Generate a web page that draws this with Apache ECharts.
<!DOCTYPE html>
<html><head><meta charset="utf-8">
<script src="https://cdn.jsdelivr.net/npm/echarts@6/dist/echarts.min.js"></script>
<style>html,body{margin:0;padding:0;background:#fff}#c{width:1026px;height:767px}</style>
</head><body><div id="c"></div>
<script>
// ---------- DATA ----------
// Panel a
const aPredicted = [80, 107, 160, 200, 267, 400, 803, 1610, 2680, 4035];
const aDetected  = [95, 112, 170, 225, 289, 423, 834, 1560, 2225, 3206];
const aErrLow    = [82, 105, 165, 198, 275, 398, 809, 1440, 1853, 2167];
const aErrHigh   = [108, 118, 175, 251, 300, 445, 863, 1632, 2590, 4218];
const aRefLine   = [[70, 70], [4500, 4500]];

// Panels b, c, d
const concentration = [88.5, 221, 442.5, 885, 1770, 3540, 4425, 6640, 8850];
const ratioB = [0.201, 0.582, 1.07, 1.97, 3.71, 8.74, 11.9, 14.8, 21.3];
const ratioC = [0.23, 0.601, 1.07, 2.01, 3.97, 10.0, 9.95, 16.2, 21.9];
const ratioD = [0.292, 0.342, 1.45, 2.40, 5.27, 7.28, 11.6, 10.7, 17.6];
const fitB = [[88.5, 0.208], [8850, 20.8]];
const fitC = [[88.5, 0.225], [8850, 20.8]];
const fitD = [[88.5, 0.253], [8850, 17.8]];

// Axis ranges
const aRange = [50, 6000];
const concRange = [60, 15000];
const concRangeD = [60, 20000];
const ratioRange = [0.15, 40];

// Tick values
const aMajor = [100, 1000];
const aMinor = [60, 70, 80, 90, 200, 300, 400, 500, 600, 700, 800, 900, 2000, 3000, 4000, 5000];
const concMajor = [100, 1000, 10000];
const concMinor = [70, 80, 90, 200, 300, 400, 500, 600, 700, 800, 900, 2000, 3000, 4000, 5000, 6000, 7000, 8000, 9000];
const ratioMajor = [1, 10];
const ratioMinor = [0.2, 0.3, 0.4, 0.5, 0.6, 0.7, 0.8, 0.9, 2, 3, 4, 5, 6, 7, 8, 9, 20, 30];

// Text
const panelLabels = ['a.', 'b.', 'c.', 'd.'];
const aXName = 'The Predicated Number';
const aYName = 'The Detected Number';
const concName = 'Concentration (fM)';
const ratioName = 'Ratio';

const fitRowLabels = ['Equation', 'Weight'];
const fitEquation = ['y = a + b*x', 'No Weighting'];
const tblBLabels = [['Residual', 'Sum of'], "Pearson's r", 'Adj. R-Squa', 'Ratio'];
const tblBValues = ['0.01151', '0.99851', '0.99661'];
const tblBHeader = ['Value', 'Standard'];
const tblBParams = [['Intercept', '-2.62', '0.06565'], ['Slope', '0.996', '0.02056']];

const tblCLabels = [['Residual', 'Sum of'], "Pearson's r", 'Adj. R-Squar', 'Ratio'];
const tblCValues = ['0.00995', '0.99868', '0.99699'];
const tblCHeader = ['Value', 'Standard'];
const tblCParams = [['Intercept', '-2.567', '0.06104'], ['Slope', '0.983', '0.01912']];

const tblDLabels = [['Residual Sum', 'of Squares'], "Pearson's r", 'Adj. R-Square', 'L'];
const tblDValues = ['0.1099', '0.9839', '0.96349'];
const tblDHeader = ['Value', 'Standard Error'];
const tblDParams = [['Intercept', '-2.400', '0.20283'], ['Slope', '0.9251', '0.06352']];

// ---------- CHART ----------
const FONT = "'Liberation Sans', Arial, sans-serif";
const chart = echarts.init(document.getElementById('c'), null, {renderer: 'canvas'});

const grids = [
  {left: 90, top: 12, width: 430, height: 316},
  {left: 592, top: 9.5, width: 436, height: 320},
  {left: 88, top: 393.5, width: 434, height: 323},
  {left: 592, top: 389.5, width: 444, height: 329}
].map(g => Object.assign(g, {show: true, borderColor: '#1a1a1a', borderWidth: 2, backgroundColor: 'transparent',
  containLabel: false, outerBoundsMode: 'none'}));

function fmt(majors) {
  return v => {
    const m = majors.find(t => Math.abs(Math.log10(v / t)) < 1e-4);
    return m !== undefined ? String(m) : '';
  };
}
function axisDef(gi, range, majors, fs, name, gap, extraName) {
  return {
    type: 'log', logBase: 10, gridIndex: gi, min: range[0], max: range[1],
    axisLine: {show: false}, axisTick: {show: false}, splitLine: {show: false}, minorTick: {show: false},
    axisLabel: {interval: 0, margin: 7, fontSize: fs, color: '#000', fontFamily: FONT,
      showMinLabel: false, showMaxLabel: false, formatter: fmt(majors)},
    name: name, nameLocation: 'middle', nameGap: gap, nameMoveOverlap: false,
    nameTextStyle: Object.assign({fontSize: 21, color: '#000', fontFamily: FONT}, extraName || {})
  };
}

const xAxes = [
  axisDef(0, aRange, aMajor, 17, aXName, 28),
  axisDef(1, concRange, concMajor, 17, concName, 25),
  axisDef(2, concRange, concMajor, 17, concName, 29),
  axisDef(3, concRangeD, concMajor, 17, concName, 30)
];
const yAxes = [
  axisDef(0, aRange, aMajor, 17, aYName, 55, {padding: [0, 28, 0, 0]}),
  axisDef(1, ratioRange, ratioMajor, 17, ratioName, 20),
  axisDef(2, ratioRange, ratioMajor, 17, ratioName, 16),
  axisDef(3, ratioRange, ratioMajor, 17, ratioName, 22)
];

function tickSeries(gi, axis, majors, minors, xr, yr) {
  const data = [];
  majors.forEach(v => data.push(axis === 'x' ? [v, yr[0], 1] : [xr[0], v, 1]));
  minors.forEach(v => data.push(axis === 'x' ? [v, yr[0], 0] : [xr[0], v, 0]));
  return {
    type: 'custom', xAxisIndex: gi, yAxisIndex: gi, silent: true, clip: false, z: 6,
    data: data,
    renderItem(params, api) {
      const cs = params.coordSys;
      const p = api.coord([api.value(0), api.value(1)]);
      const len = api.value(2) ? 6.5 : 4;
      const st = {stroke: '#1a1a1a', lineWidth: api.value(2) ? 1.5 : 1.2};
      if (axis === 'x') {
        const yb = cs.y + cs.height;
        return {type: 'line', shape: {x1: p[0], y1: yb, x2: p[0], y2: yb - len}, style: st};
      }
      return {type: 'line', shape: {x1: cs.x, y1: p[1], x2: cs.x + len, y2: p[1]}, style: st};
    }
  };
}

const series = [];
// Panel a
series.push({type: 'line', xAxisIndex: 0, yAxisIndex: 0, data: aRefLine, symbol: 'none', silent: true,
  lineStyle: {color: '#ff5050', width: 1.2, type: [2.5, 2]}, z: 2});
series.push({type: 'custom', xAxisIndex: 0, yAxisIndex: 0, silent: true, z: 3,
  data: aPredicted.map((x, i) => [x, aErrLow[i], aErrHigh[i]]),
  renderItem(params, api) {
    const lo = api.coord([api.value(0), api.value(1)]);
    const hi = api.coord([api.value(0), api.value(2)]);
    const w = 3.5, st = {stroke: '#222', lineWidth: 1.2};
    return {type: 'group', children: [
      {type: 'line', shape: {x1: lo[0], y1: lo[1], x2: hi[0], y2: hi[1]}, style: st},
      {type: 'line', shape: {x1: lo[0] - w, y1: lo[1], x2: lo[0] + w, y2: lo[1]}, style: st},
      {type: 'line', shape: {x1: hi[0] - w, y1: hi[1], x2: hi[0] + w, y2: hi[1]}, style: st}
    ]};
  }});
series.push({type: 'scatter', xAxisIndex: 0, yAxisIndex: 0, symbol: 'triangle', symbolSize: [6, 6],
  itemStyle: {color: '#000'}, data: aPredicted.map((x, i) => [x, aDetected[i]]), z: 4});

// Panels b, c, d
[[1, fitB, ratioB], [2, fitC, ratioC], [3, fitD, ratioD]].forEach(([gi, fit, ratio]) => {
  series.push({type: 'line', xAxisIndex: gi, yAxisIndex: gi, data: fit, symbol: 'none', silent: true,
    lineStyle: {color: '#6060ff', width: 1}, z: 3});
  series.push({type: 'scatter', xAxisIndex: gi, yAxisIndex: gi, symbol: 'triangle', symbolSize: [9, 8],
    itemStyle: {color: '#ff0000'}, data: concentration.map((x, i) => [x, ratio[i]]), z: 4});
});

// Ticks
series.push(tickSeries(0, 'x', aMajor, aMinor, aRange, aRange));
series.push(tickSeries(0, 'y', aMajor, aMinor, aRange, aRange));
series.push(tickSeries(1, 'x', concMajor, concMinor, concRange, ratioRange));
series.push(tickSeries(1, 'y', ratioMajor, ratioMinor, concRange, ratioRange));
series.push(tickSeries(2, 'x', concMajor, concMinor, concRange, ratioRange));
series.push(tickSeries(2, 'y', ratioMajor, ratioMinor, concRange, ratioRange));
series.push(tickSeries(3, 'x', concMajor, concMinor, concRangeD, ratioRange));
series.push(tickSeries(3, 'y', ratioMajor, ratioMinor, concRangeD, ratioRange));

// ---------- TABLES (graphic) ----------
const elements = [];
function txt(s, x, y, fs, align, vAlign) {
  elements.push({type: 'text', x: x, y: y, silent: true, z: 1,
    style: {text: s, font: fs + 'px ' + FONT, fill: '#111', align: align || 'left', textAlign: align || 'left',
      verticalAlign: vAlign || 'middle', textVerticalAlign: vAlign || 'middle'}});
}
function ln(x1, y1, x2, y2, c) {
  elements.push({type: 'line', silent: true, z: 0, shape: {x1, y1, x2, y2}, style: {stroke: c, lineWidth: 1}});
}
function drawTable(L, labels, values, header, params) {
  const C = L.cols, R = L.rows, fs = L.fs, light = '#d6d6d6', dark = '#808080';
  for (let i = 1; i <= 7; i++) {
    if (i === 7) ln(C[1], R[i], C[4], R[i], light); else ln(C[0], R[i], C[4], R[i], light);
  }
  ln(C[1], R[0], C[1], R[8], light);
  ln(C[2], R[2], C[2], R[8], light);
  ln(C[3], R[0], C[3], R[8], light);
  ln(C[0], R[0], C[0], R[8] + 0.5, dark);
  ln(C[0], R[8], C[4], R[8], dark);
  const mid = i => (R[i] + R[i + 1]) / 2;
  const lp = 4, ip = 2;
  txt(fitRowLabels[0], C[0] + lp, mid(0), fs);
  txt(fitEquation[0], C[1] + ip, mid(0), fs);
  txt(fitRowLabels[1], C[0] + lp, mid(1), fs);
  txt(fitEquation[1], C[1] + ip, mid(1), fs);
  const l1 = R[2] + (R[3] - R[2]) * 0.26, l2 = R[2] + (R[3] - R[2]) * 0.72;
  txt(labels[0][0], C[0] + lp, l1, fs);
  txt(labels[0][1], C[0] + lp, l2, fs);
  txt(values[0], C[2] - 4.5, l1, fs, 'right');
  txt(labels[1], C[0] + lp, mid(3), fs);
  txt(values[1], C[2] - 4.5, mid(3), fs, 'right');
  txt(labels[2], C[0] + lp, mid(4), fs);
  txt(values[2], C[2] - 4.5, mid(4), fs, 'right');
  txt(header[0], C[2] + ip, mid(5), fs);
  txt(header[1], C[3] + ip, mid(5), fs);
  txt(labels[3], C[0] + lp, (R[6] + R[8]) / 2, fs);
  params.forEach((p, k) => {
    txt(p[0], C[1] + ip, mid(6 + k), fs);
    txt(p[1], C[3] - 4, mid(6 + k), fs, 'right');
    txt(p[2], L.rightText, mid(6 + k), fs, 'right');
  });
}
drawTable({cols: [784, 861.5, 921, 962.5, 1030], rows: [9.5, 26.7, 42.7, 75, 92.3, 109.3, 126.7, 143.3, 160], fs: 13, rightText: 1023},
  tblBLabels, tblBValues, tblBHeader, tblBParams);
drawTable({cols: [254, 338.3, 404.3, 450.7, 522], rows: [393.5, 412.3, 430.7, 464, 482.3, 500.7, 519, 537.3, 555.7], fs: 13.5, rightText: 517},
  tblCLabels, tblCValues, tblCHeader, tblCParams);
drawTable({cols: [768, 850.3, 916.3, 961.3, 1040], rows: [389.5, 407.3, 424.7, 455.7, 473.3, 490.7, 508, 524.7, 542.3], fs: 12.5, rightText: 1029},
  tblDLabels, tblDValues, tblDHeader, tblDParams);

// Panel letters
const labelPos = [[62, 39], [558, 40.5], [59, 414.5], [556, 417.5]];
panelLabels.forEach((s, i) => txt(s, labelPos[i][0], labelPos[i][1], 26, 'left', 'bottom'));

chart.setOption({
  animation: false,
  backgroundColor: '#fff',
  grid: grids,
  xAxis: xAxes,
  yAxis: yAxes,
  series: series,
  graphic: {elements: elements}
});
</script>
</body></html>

= = = = = = =

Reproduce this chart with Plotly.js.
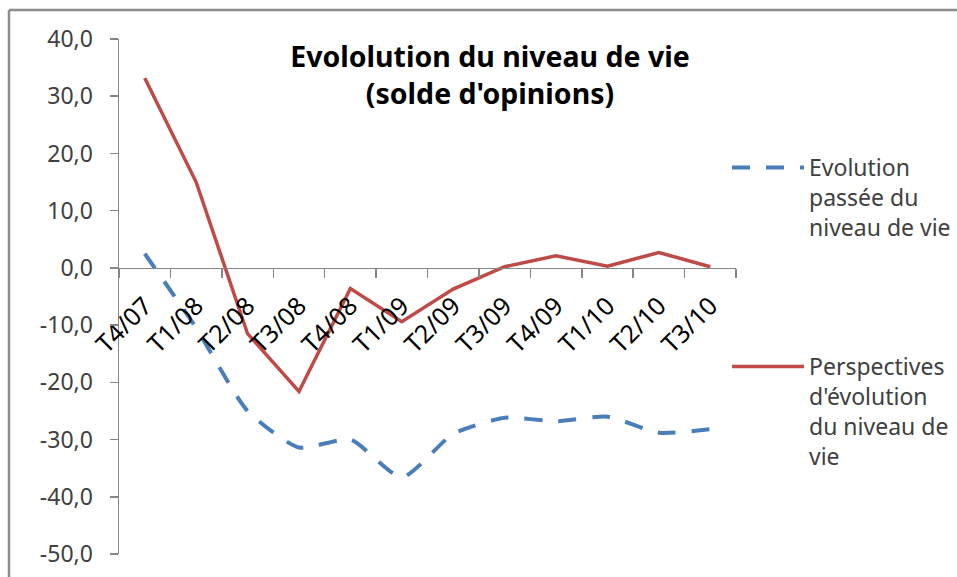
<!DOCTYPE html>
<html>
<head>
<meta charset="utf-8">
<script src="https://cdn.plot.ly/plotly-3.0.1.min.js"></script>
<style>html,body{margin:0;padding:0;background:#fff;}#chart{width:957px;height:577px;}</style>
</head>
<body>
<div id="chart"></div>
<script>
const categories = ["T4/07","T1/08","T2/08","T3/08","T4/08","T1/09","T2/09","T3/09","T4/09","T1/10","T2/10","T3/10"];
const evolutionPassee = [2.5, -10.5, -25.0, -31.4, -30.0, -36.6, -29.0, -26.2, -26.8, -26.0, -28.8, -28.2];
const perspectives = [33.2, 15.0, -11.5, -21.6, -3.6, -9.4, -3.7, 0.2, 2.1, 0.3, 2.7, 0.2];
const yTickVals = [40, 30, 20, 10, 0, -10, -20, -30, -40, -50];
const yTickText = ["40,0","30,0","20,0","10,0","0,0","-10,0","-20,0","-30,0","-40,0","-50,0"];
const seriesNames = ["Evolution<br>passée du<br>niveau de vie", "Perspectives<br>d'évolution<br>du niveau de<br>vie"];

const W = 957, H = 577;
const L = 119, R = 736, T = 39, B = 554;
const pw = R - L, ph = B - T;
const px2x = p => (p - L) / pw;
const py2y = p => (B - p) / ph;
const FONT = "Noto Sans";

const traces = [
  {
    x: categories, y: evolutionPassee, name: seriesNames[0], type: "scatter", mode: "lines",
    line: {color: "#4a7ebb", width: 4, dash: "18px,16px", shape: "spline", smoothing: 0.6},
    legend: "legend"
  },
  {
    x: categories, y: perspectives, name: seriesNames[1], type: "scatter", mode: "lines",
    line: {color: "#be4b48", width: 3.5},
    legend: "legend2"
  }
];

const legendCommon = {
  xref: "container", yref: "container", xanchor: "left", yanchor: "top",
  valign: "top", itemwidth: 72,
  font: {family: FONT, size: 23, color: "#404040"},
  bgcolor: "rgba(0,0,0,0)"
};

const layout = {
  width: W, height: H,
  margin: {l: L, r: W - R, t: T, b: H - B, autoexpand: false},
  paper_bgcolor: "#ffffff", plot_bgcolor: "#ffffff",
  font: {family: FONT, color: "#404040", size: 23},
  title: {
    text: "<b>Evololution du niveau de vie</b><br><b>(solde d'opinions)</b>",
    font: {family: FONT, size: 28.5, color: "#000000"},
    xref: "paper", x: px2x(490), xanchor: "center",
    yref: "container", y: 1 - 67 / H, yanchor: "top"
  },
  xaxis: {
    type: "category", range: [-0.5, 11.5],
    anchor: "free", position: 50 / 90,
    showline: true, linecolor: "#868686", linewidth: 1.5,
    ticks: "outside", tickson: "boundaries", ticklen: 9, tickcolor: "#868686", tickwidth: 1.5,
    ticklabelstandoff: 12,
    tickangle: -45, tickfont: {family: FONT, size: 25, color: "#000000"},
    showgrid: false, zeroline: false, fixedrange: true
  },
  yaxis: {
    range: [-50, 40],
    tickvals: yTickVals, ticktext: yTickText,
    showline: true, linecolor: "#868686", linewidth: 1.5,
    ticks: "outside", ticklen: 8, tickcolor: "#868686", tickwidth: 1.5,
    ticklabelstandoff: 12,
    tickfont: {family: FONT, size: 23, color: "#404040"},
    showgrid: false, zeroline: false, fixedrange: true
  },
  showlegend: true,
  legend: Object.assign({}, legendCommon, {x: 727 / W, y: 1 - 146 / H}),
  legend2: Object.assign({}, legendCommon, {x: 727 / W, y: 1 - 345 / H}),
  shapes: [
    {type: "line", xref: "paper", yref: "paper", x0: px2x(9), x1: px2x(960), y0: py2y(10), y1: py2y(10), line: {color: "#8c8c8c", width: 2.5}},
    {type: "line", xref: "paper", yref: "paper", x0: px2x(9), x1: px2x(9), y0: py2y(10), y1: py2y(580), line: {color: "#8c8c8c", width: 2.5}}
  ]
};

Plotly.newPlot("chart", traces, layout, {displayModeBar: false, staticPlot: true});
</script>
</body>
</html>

= = = = = = =

### Job
Copy every line in the entries above that has the string "this" in it.

### Written response
Generate a web page that draws this with Apache ECharts.
Reproduce this chart with Plotly.js.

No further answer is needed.